Trad. P. Laroche. Lethielleux, 2004, 354 p., 25 €.

Les bons livres en langue française sur Dostoïevski (ceux de Paul Evdokimov ou de Nicolas Berdiaev) ont un destin particulier : ne pas être réimprimés, rarement réédités. Aussi, lorsqu'un ouvrage tel que celui-ci surgit à l'horizon, il faut l'attraper sans retard.
Le titre aurait aussi bien pu être Dostoïevski et Isaac le Syrien, Genèse d'une écriture, ou encore Enquête sur la vie d'un théologien moderne. En effet, le livre de Simonetta Salvestroni, professeur de littérature russe en Italie, foisonne de degrés de lecture sans jamais se désunir. En parcourant le réseau tissé par les références bibliques au coeur des oeuvres étudiées ici (Crime et châtiment, L'Idiot, Les Possédés, Les Frères Karamazov), elle décèle l'influence majeure des Discours d'Isaac le Syrien dans la nécessité de l'épreuve, de la nuit, pour se re-connaître et connaître le Royaume intérieur, pour trouver ce chemin du coeur qui est le sens majeur des romans du maître russe.
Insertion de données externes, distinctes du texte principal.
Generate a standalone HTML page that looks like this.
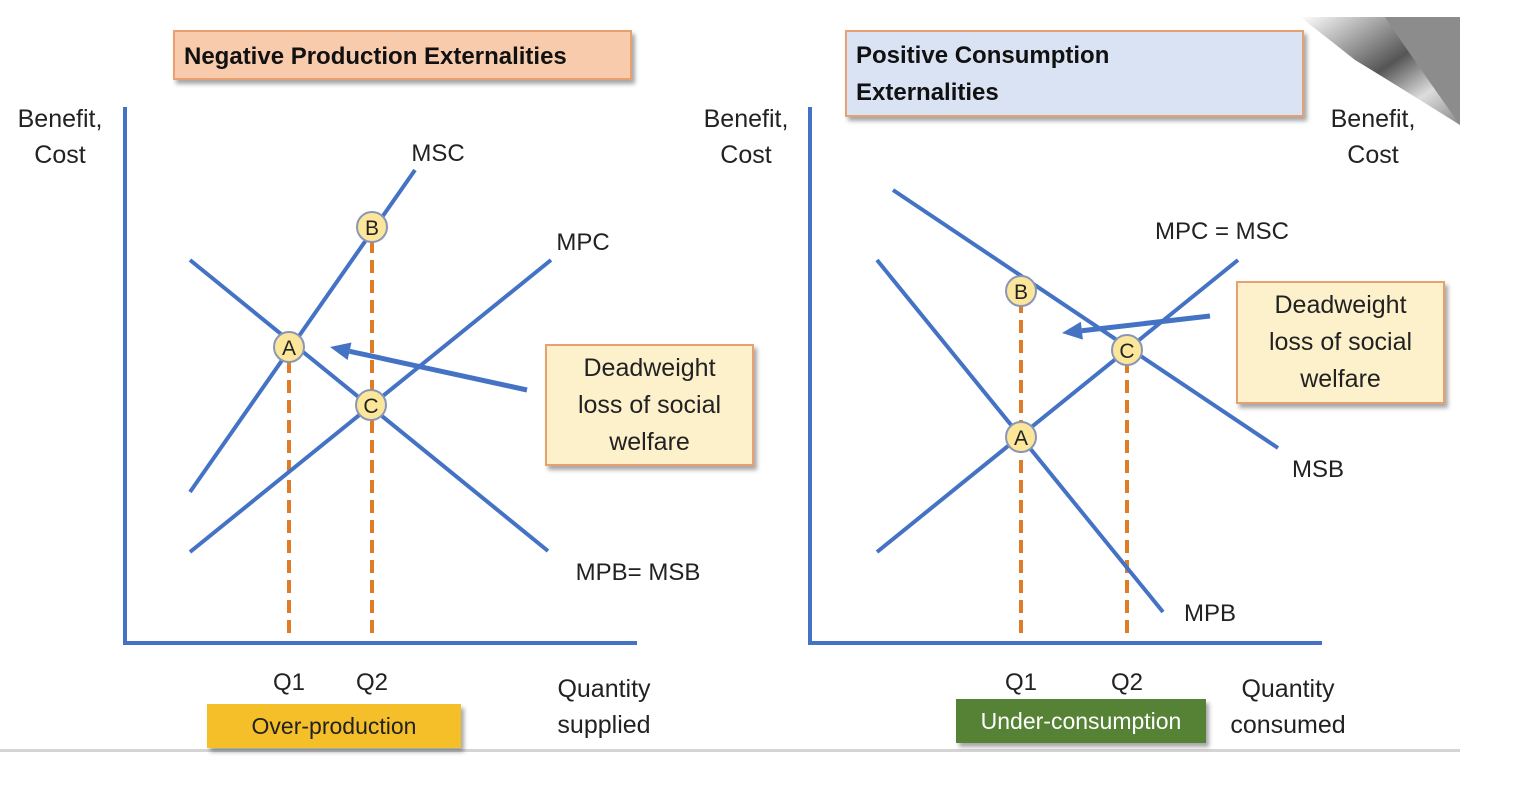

Mais il s'agit aussi — et peut-être avant tout, car telle est la spécialisation universitaire de l'auteur — d'un livre sur la création littéraire, sur la complexe venue au jour d'une oeuvre entre sources spirituelles, épreuves d'une vie, étapes de l'écriture, vie des personnages Cette enquête déroulée au fil de la chronologie, n'oubliant ni la cohérence finale de l'ensemble ni les errances et voies perdues, est tout autant un parcours spirituel.
En effet, l'auteur réalise le tour de force, ou d'humilité, d'écrire un livre de spiritualité sur l'écriture romanesque de celui qui est sans doute un des Pères de notre temps. Cette unité profonde se manifeste dans la fonction des passages bibliques dans les romans de Dostoïevski : ils sont ruptures, paraboles et récits néo-testamentaires rendus à leur puissance prophétique, mettant à nu celui qui la reçoit, personnage et lecteur. Si ces passages bibliques tranchent sur le caractère mondain des personnages, ils surgissent au milieu de ces romans complexes et savants « comme une comète illégitime dans un ciel libre d'astres », dessaisissant le lecteur de sa lecture. Voilà un bel exemple de l'impossibilité de scinder théologie et littérature — sauf à perdre l'une et l'autre.